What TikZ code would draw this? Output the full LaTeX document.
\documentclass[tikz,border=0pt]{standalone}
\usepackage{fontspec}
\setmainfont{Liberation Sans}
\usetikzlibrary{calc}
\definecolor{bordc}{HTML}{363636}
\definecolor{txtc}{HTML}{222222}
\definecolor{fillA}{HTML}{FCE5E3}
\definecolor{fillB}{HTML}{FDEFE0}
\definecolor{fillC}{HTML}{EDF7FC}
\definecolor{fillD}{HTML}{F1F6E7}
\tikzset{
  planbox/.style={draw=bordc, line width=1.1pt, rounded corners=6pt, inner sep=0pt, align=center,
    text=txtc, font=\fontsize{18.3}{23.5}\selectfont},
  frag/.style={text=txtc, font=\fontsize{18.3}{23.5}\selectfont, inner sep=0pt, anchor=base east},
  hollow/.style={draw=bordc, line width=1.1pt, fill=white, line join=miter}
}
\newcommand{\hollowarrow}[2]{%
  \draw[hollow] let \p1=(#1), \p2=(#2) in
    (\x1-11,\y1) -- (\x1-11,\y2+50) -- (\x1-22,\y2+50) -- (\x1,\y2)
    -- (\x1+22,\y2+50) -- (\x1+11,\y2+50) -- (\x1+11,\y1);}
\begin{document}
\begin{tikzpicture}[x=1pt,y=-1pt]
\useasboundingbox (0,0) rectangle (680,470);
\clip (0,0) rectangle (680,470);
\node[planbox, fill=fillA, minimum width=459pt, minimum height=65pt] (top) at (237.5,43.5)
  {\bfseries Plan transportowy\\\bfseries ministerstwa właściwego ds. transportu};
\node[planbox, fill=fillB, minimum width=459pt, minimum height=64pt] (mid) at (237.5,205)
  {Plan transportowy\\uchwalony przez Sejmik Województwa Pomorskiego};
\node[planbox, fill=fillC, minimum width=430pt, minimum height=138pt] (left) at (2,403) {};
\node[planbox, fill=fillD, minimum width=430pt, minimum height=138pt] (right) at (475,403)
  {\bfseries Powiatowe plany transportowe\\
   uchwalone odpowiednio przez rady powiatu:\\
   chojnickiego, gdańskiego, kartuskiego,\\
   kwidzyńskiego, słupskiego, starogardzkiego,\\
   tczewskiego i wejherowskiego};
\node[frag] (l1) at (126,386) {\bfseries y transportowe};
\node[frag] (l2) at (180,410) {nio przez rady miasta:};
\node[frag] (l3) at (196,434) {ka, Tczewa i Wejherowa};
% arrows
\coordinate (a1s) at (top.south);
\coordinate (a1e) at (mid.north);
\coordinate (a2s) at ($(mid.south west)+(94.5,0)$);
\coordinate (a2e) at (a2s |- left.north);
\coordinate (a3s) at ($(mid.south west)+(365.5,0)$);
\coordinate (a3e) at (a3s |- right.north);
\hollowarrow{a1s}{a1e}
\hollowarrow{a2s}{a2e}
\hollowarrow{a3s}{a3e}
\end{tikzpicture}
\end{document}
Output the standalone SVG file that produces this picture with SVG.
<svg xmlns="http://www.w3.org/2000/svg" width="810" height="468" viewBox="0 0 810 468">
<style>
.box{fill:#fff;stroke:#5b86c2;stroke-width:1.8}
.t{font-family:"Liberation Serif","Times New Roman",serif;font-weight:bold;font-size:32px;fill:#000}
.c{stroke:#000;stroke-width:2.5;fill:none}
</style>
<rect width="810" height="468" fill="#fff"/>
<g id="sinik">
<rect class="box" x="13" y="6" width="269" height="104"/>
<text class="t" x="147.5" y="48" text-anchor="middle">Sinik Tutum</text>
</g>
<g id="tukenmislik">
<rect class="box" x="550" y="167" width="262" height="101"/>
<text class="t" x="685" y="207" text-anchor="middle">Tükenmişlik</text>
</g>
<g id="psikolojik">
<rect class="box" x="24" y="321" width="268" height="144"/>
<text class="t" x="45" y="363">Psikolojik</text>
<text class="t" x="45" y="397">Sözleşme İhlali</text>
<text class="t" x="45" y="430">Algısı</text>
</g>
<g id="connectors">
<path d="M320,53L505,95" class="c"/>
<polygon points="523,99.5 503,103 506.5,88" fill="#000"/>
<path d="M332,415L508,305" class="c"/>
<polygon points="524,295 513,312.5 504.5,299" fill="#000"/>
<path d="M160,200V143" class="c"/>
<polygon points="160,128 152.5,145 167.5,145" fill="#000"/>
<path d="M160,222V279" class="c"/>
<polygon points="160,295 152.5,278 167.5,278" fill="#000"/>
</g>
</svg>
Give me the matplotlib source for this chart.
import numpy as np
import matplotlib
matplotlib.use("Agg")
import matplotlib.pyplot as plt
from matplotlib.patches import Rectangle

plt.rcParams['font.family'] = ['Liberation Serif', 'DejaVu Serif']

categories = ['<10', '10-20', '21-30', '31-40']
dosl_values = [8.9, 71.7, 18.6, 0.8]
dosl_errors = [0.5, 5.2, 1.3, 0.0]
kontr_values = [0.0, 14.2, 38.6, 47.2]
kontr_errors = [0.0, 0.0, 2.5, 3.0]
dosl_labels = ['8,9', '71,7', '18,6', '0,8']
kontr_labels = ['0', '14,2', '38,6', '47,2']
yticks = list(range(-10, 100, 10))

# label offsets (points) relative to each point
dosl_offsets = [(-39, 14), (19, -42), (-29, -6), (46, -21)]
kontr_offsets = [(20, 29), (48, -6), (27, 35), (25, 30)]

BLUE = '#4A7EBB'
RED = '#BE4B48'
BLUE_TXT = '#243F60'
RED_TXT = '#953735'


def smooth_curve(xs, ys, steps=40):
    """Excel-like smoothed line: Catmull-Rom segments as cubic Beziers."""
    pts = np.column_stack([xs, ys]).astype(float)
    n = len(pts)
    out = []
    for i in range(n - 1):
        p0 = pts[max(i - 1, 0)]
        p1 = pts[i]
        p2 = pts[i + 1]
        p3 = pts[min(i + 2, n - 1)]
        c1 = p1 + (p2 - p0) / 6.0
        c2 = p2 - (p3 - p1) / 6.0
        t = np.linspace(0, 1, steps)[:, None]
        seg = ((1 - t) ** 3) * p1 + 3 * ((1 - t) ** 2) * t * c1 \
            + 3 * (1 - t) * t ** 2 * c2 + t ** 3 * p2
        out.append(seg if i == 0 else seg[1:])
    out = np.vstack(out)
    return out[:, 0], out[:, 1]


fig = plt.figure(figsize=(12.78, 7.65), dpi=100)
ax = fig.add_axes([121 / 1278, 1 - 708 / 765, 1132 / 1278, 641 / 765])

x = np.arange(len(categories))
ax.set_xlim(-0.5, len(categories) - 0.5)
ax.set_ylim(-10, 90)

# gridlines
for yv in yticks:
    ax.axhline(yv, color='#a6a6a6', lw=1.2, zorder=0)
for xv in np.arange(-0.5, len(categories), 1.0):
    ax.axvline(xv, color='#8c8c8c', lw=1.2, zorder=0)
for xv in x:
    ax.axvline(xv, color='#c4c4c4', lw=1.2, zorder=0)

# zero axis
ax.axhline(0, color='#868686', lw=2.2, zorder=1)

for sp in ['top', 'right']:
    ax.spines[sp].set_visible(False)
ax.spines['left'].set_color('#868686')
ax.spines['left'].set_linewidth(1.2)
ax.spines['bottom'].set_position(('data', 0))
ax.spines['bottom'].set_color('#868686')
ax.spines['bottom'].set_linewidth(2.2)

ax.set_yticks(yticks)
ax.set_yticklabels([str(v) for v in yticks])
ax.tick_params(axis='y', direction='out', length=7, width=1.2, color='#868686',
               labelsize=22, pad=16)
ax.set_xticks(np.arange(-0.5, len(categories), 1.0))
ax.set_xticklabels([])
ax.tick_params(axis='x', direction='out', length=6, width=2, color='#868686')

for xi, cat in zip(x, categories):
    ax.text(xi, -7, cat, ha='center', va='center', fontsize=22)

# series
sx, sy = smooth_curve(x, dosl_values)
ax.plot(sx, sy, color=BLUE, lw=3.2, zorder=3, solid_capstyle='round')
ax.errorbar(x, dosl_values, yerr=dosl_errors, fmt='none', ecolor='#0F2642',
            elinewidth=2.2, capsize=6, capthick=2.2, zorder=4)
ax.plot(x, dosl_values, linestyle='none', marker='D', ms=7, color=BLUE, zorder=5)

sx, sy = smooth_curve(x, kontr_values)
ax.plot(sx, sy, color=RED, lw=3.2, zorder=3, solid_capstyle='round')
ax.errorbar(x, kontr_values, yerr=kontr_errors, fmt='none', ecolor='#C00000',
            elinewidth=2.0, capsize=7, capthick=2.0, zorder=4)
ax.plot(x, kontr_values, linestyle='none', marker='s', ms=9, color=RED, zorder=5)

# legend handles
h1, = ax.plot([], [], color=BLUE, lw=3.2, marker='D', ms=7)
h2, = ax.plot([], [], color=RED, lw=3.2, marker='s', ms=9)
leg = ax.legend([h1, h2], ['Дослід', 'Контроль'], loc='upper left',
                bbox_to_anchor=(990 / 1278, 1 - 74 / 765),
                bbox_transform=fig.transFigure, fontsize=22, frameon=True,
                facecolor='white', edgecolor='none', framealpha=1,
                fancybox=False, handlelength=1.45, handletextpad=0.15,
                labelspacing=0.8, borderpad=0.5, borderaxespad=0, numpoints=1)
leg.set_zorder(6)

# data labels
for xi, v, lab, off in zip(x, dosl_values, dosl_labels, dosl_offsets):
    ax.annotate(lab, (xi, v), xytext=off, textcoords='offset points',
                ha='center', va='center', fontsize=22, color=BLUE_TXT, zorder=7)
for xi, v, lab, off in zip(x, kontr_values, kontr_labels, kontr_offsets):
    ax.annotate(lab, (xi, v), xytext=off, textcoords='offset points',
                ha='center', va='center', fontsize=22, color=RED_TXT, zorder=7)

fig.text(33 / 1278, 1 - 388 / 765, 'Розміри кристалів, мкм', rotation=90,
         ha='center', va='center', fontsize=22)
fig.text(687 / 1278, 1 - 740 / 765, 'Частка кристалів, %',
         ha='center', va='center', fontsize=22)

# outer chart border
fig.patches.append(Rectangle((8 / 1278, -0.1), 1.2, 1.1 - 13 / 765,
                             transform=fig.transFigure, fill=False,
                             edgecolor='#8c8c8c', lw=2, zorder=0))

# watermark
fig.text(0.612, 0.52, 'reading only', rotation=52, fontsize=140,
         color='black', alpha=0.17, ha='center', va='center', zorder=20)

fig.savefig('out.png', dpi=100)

### Written problem:
Give back exactly the stretch that opens on the line with "Output the standalone" and closes on the line with "from matplotlib.patches import Rectangle".

### Answer below:
Output the standalone SVG file that produces this picture with SVG.
<svg xmlns="http://www.w3.org/2000/svg" width="810" height="468" viewBox="0 0 810 468">
<style>
.box{fill:#fff;stroke:#5b86c2;stroke-width:1.8}
.t{font-family:"Liberation Serif","Times New Roman",serif;font-weight:bold;font-size:32px;fill:#000}
.c{stroke:#000;stroke-width:2.5;fill:none}
</style>
<rect width="810" height="468" fill="#fff"/>
<g id="sinik">
<rect class="box" x="13" y="6" width="269" height="104"/>
<text class="t" x="147.5" y="48" text-anchor="middle">Sinik Tutum</text>
</g>
<g id="tukenmislik">
<rect class="box" x="550" y="167" width="262" height="101"/>
<text class="t" x="685" y="207" text-anchor="middle">Tükenmişlik</text>
</g>
<g id="psikolojik">
<rect class="box" x="24" y="321" width="268" height="144"/>
<text class="t" x="45" y="363">Psikolojik</text>
<text class="t" x="45" y="397">Sözleşme İhlali</text>
<text class="t" x="45" y="430">Algısı</text>
</g>
<g id="connectors">
<path d="M320,53L505,95" class="c"/>
<polygon points="523,99.5 503,103 506.5,88" fill="#000"/>
<path d="M332,415L508,305" class="c"/>
<polygon points="524,295 513,312.5 504.5,299" fill="#000"/>
<path d="M160,200V143" class="c"/>
<polygon points="160,128 152.5,145 167.5,145" fill="#000"/>
<path d="M160,222V279" class="c"/>
<polygon points="160,295 152.5,278 167.5,278" fill="#000"/>
</g>
</svg>
Give me the matplotlib source for this chart.
import numpy as np
import matplotlib
matplotlib.use("Agg")
import matplotlib.pyplot as plt
from matplotlib.patches import Rectangle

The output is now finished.